Busan hospital monument is now cultural heritage
The Busan Leper Hospital Monument, set up in memory of the first hospital in Korea to specialize in leprosy care that was first operated by Australian missionaries, has been designated a piece of national cultural heritage, the Cultural Heritage Administration announced Monday.
“The monument was set up in 1930. There is unique history here concerning the treatment for leprosy in the country and also the work of missionaries and the impacts they’ve had in Korea,” the administration said in its statement.
The hospital, built in 1909, was run by Australian missionary James Noble Mackenzie until 1938. It closed down in 1941 during the Japanese occupation of Korea (1910-1945).
Mackenzie’s daughters, Catherine and Helen, continued their father’s work in Busan after 1952, according to the Australian Embassy in Seoul.
The monument itself was lost until a local farmer found it in his field. The monument stands today on the grounds of the Ilshin Christian Hospital in Busan.

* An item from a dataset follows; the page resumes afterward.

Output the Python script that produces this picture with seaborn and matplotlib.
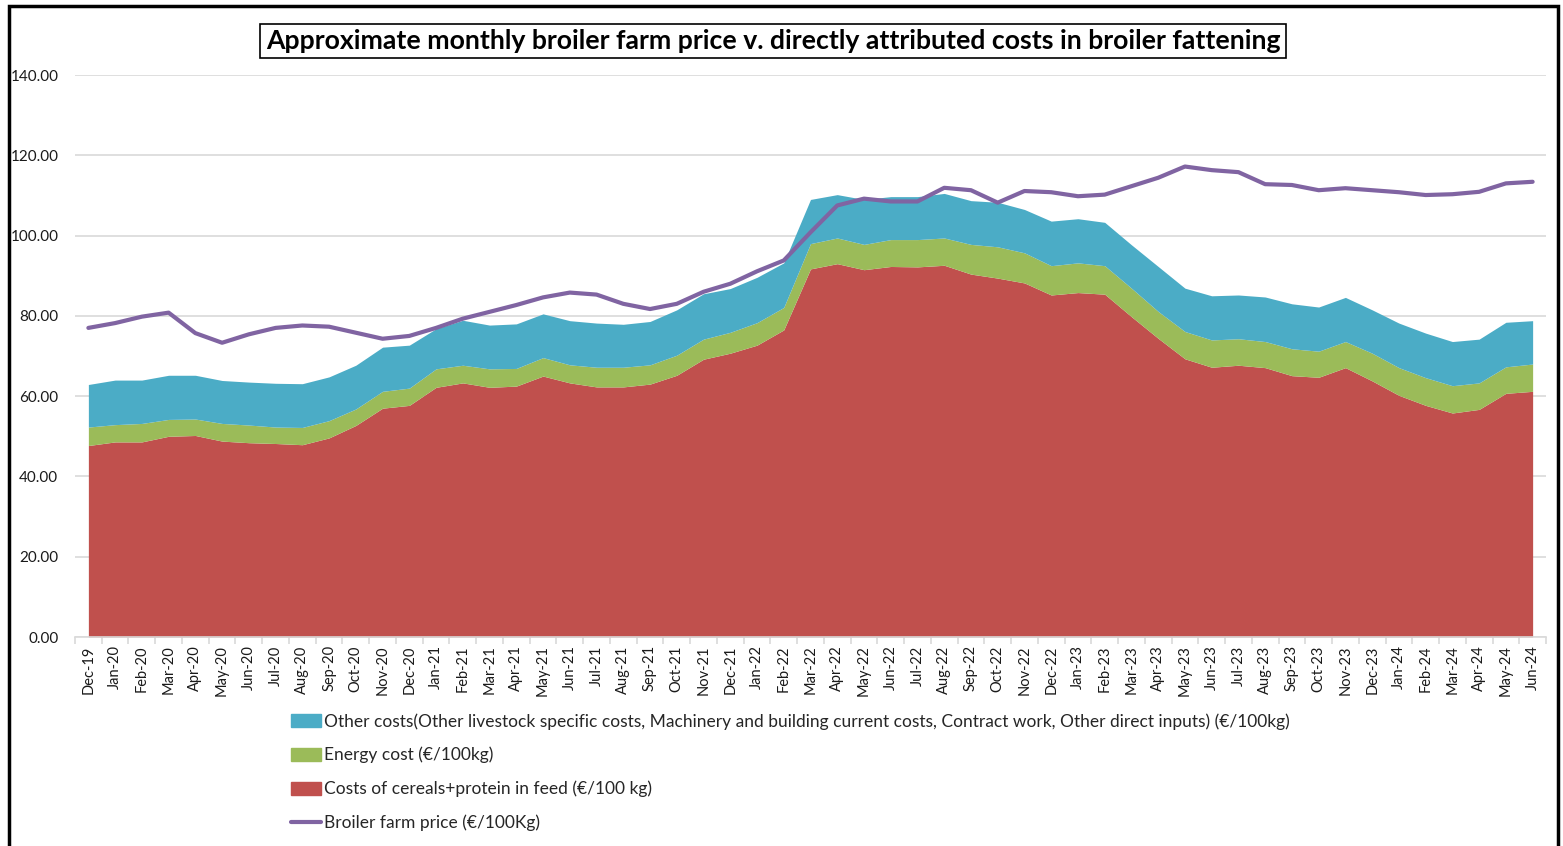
import matplotlib
matplotlib.use("Agg")
import matplotlib.pyplot as plt
import matplotlib.patches as mpatches
import matplotlib.lines as mlines
from matplotlib.ticker import FixedLocator, FuncFormatter
import numpy as np
import pandas as pd
import seaborn as sns

months = ["Dec-19",
          "Jan-20", "Feb-20", "Mar-20", "Apr-20", "May-20", "Jun-20", "Jul-20", "Aug-20", "Sep-20", "Oct-20", "Nov-20", "Dec-20",
          "Jan-21", "Feb-21", "Mar-21", "Apr-21", "May-21", "Jun-21", "Jul-21", "Aug-21", "Sep-21", "Oct-21", "Nov-21", "Dec-21",
          "Jan-22", "Feb-22", "Mar-22", "Apr-22", "May-22", "Jun-22", "Jul-22", "Aug-22", "Sep-22", "Oct-22", "Nov-22", "Dec-22",
          "Jan-23", "Feb-23", "Mar-23", "Apr-23", "May-23", "Jun-23", "Jul-23", "Aug-23", "Sep-23", "Oct-23", "Nov-23", "Dec-23",
          "Jan-24", "Feb-24", "Mar-24", "Apr-24", "May-24", "Jun-24"]

cereals_protein = [47.7, 48.6, 48.6, 50.0, 50.2, 48.8, 48.4, 48.2, 47.9, 49.6, 52.7, 57.0, 57.7,
                   62.2, 63.3, 62.2, 62.5, 65.0, 63.3, 62.3, 62.3, 63.0, 65.2, 69.2, 70.7,
                   72.7, 76.5, 91.7, 93.0, 91.5, 92.3, 92.2, 92.6, 90.4, 89.4, 88.2, 85.2,
                   85.8, 85.4, 79.8, 74.4, 69.3, 67.2, 67.7, 67.1, 65.1, 64.7, 67.1, 63.8,
                   60.2, 57.7, 55.8, 56.7, 60.7, 61.2]

energy_cost = [4.6, 4.3, 4.6, 4.2, 4.1, 4.4, 4.4, 4.1, 4.3, 4.3, 4.1, 4.2, 4.3,
               4.6, 4.4, 4.6, 4.4, 4.6, 4.5, 4.9, 4.9, 4.8, 5.0, 5.0, 5.2,
               5.6, 5.6, 6.3, 6.4, 6.3, 6.7, 6.8, 6.8, 7.4, 7.8, 7.5, 7.3,
               7.4, 7.1, 7.1, 6.7, 6.8, 6.8, 6.6, 6.5, 6.7, 6.5, 6.5, 6.9,
               6.9, 6.9, 6.8, 6.6, 6.6, 6.8]

other_costs = [10.6, 11.1, 10.8, 11.0, 10.9, 10.7, 10.7, 10.9, 10.9, 10.9, 10.9, 11.0, 10.7,
               10.0, 11.2, 10.9, 11.1, 10.9, 11.0, 11.0, 10.7, 10.8, 11.3, 11.3, 10.9,
               11.3, 11.1, 11.0, 10.8, 11.2, 10.7, 10.7, 11.1, 10.9, 11.1, 10.8, 11.1,
               11.0, 10.8, 10.8, 11.2, 10.8, 11.0, 10.9, 11.1, 11.2, 11.0, 11.0, 10.8,
               11.1, 11.1, 11.0, 10.9, 11.1, 10.8]

broiler_price = [77.0, 78.2, 79.8, 80.8, 75.7, 73.3, 75.4, 77.0, 77.6, 77.3, 75.8, 74.3, 75.0,
                 77.0, 79.3, 81.0, 82.7, 84.6, 85.8, 85.3, 83.0, 81.7, 83.0, 86.0, 88.0,
                 91.1, 93.8, 100.8, 107.5, 109.2, 108.5, 108.5, 111.9, 111.3, 108.2, 111.1, 110.8,
                 109.8, 110.2, 112.3, 114.4, 117.2, 116.3, 115.8, 112.8, 112.6, 111.3, 111.8, 111.3,
                 110.8, 110.1, 110.3, 110.9, 113.0, 113.4]

y_ticks = [0, 20, 40, 60, 80, 100, 120, 140]

title = "Approximate monthly broiler farm price v. directly attributed costs in broiler fattening"
lbl_other = ("Other costs(Other livestock specific costs, Machinery and building current costs, "
             "Contract work, Other direct inputs) (€/100kg)")
lbl_energy = "Energy cost (€/100kg)"
lbl_cereal = "Costs of cereals+protein in feed (€/100 kg)"
lbl_price = "Broiler farm price (€/100Kg)"

c_red = "#C0504D"
c_green = "#9BBB59"
c_blue = "#4BACC6"
c_purple = "#8064A2"

sns.set_theme(style="white")
plt.rcParams["font.family"] = ["Lato", "DejaVu Sans"]

df = pd.DataFrame({"month": months, "idx": np.arange(len(months)),
                   "cereal": cereals_protein, "energy": energy_cost,
                   "other": other_costs, "price": broiler_price})

fig = plt.figure(figsize=(15.63, 8.46), dpi=100)
ax = fig.add_axes([75 / 1563, 209 / 846, (1546 - 75) / 1563, (637 - 75) / 846])

ax.stackplot(df["idx"], df["cereal"], df["energy"], df["other"],
             colors=[c_red, c_green, c_blue], linewidth=0, zorder=2)
sns.lineplot(data=df, x="idx", y="price", color=c_purple, linewidth=3, ax=ax,
             zorder=3, legend=False)

ax.set_xlim(-0.5, len(months) - 0.5)
ax.set_ylim(0, 140)
ax.set_xlabel("")
ax.set_ylabel("")
ax.set_yticks(y_ticks)
ax.yaxis.set_major_formatter(FuncFormatter(lambda v, p: f"{v:.2f}"))
ax.grid(axis="y", color="#d9d9d9", linewidth=1.2, zorder=0)
ax.set_axisbelow(True)
for s in ["top", "right", "left"]:
    ax.spines[s].set_visible(False)
ax.spines["bottom"].set_color("#d9d9d9")
ax.spines["bottom"].set_linewidth(1.2)

ax.set_xticks(df["idx"])
ax.set_xticklabels(months, rotation=90, fontsize=10.5, color="#1a1a1a")
ax.xaxis.set_minor_locator(FixedLocator(np.arange(-0.5, len(months), 1.0)))
ax.tick_params(axis="x", which="major", length=0, pad=6)
ax.tick_params(axis="x", which="minor", length=5, color="#d9d9d9", width=1.2, bottom=True)
ax.tick_params(axis="y", length=0, labelsize=11, labelcolor="#1a1a1a", pad=12)

fig.text(773 / 1563, 1 - 41 / 846, title, ha="center", va="center",
         fontsize=19.2, fontweight="bold", color="black",
         bbox=dict(boxstyle="square,pad=0.2", facecolor="white", edgecolor="black", linewidth=1.2))

handles = [mpatches.Patch(color=c_blue, label=lbl_other),
           mpatches.Patch(color=c_green, label=lbl_energy),
           mpatches.Patch(color=c_red, label=lbl_cereal),
           mlines.Line2D([], [], color=c_purple, linewidth=3, label=lbl_price)]
leg = fig.legend(handles=handles, loc="upper left", bbox_to_anchor=(284 / 1563, 1 - 706 / 846),
                 frameon=False, fontsize=12.5, handlelength=1.75, handleheight=0.8,
                 handletextpad=0.15, labelspacing=1.0, borderaxespad=0)

fig.add_artist(mpatches.Rectangle((9 / 1563, -0.02), (1558 - 9) / 1563, 1.02 - 6 / 846,
                                  transform=fig.transFigure, fill=False,
                                  edgecolor="black", linewidth=2.5))

fig.savefig("out.png", dpi=100)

Standing at 113 centimeters (44.5 inches) tall, the granite monument is shaped like an obelisk and has the names of patients and managers on its sides, as well as the date on which the hospital was established.
“I hope this recognition of the significant cultural heritage of this monument - which commemorates the strong people-to-people links between Australia and Korea - will promote more active research on the bilateral relationship and cultural exchange between our two countries,” said Australian Ambassador to Korea James Choi.
“This monument is more meaningful as it was funded and built by people with leprosy themselves,” said Bae Dae-ho, chief curator of Kyonggi University’s Sosung Museum, who recently studied the hospital and the monument.
An official event to commemorate the inscription of the monument as national cultural heritage has been postponed until the coronavirus situation improves, according to the Australian Embassy in Seoul.